With “Anchor,” Ashley Puckett delivers a record that understands something fundamental about country music: the songs that last aren’t the loudest ones, but the truest. In a genre increasingly pulled between pop gloss and retro revivalism, Puckett chooses a third path—clarity. “Anchor” doesn’t chase trends or nostalgia. It plants its feet firmly in lived experience and lets the song do the work.
At its core, “Anchor” is about steadiness—emotional, relational, and spiritual. But Puckett avoids the easy metaphor. Rather than romanticizing rescue, she frames support as something earned and chosen, a quiet strength that shows up when chaos presses hardest. The lyric moves with restraint, revealing its meaning gradually, the way real understanding often arrives: not all at once, but in moments.
Musically, the arrangement respects that philosophy. The production is clean and purposeful, built on warm acoustic textures with subtle flourishes that never distract from the vocal. Nothing here is overplayed. The band sounds like it’s listening as much as it’s performing, leaving space for the song to breathe. That restraint is rare—and refreshing.
Puckett’s voice carries the track with a calm authority. There’s no strain, no melodrama, just conviction. She sings like someone who has already walked through the storm she’s describing. The emotion isn’t projected; it’s contained. That containment is precisely what gives “Anchor” its weight. You believe her because she doesn’t ask you to.
Lyrically, “Anchor” operates on two levels. On the surface, it’s a song about leaning on someone when life becomes unmanageable. Beneath that, it’s about agency—the recognition that support doesn’t negate strength, and that choosing stability can be an act of courage. Puckett understands that country music has always thrived on this balance between dependence and self-reliance, and she threads that needle with confidence.
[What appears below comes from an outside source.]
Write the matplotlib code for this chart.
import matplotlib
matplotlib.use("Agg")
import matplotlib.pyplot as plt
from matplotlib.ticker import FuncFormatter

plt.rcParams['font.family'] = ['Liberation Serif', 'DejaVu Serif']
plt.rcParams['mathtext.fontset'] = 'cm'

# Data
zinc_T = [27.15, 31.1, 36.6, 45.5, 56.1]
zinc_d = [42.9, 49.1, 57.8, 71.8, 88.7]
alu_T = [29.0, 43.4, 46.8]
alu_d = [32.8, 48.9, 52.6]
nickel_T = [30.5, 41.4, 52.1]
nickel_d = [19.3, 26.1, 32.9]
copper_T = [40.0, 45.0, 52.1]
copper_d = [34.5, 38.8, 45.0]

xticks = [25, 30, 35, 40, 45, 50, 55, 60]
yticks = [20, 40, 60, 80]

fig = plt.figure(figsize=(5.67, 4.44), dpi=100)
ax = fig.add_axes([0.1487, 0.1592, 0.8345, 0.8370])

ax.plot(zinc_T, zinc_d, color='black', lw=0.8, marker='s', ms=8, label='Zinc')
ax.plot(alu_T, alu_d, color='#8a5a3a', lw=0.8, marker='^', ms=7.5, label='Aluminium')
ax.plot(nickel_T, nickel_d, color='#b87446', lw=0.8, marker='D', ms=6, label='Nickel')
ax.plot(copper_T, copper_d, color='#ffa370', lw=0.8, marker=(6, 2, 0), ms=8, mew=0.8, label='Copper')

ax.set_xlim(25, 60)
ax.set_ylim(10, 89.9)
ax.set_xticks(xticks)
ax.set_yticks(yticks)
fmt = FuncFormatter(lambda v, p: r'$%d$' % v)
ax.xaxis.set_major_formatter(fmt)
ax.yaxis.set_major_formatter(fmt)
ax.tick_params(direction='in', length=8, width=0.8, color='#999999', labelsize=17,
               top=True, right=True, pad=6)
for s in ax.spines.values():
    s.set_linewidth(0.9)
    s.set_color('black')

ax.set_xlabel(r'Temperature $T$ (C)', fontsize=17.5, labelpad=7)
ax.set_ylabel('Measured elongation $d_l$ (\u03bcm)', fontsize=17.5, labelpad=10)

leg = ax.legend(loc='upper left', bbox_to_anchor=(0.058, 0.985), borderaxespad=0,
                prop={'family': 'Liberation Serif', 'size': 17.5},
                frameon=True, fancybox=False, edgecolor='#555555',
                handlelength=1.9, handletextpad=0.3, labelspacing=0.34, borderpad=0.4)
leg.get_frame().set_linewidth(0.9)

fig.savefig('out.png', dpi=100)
What makes “Anchor” especially effective is its universality. Puckett’s story is specific, but the feeling is familiar. Anyone who has faced a moment when resolve wavered—and found something or someone to hold onto—will recognize themselves here. That’s the mark of a well-written country song: personal without being private, intimate without being insular.
“Anchor” doesn’t shout for attention. It doesn’t need to. Like the thing it’s named for, it does its job quietly and reliably, holding fast while the waters move around it. In a musical climate often obsessed with immediacy, Ashley Puckett offers something more enduring—a song built to last.